Employers mostly look at a person’s personality, values, motivation and desire to learn, and that is often much more important than academic knowledge. “Many companies today specialise in a very specific niche, and so direct experience is often not possible,” explains the Runway Latvia director. “Companies increasingly seek to shape their employees, so young people without any experience can shape their careers at an international company, just as long as they speak foreign languages and are prepared to learn and improve their language skills.”
Before preparing an application and attending an interview, candidates must do their homework and learn about the company so as to decide whether they are right for the job. Runway Latvia’s experience is that people who attend interviews sometimes only understand the company or the job that they are seeking once they start the interview.
Applications, categorically, must not have language mistakes, they must be prepared appropriately and in the language stated in the help wanted ad. The desired language is usually indicated, but if not, then the CV and letter of motivation must be written in the language in which the ad is written. The motivation letter is the story that the candidate tells, allowing the employer to gain a sense of the potential employee.
The basic aspects of a motivation letter can be prepared for several potential employers, but each one must be carefully adapted to the specific job vacancy and company. “Sometimes candidates even forget to change the addressee to which the application is sent,” says Fredis Bikovs. “Copy and pasting is no way to guarantee success. We still find applications that are obviously generalised and say nothing about whether or not the candidate is right for the job. Motivation letters must be detailed, but at the same time laconic and concrete.” The director adds that candidates often forget to write about the most important aspect – the reason why they want the job, instead they emphasise nothing other than elements of their personality without any specific examples about professional or educational exchange programmes that offer experience and reflect the stated characteristics.
It is also important to mention the skills that are listed in the want ad, as opposed to a long list of knowledge and characteristics that, in this case, may be unimportant. The Runway Latvia director suggests, as a recommendation, that when writing a motivation letter and CV a person avoids popular phrases such as sustainable thinking, synergy, etc., because these are no longer words of importance. It may seem at first that this presents competence, but the use of too many jargon words will ensure the opposite effect.

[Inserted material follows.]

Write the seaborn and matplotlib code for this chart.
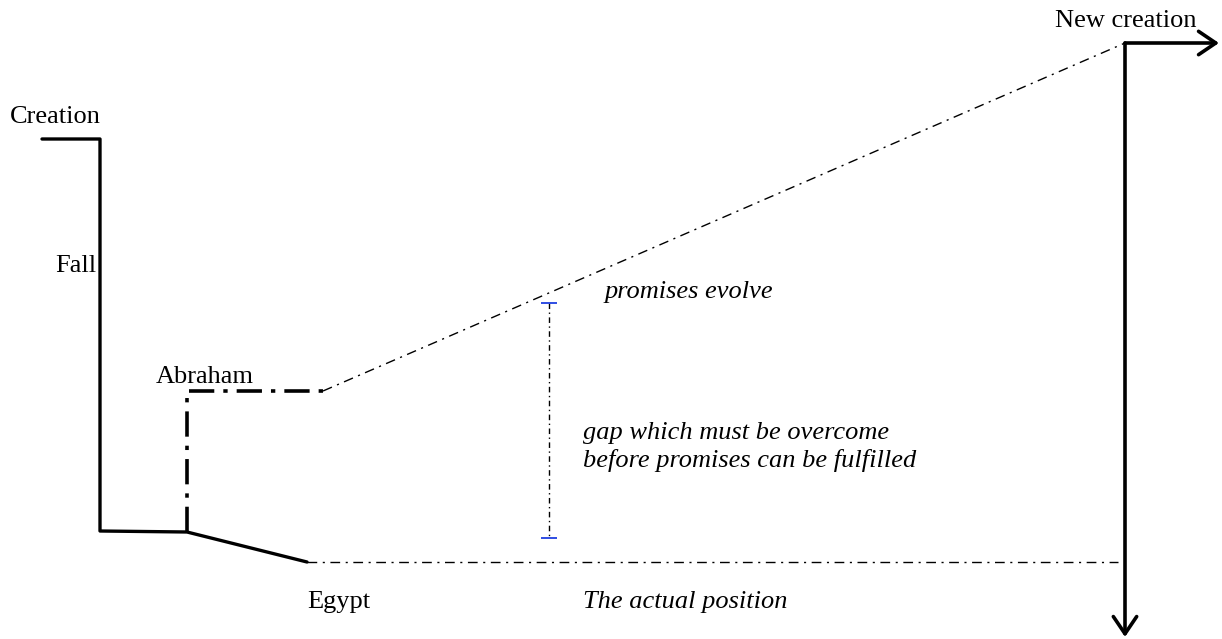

When thinking about a job application and interview, candidates must remember that what they do today will have consequences tomorrow, and this may seriously limit their career opportunities in future. “If there is some reason why the candidate cannot arrive for the agreed interview, it is important to contact the potential employer to say so,” says Bikovs. “Sometimes employees do not arrive to work on the first day of their new job without any explanation, and there, again, the employer should be informed and told the reasons why. Different things happen in life and people will understand, as long as basic norms of politeness and mutual respect are upheld. Particularly if we are thinking about an international career, failure to attend a job interview or the first day of a new job without any explanation can limit career opportunities not just at the level of the sector or the country, but also internationally. Companies always exchange information and have a register of potential employees even if nothing other than a CV has been submitted.”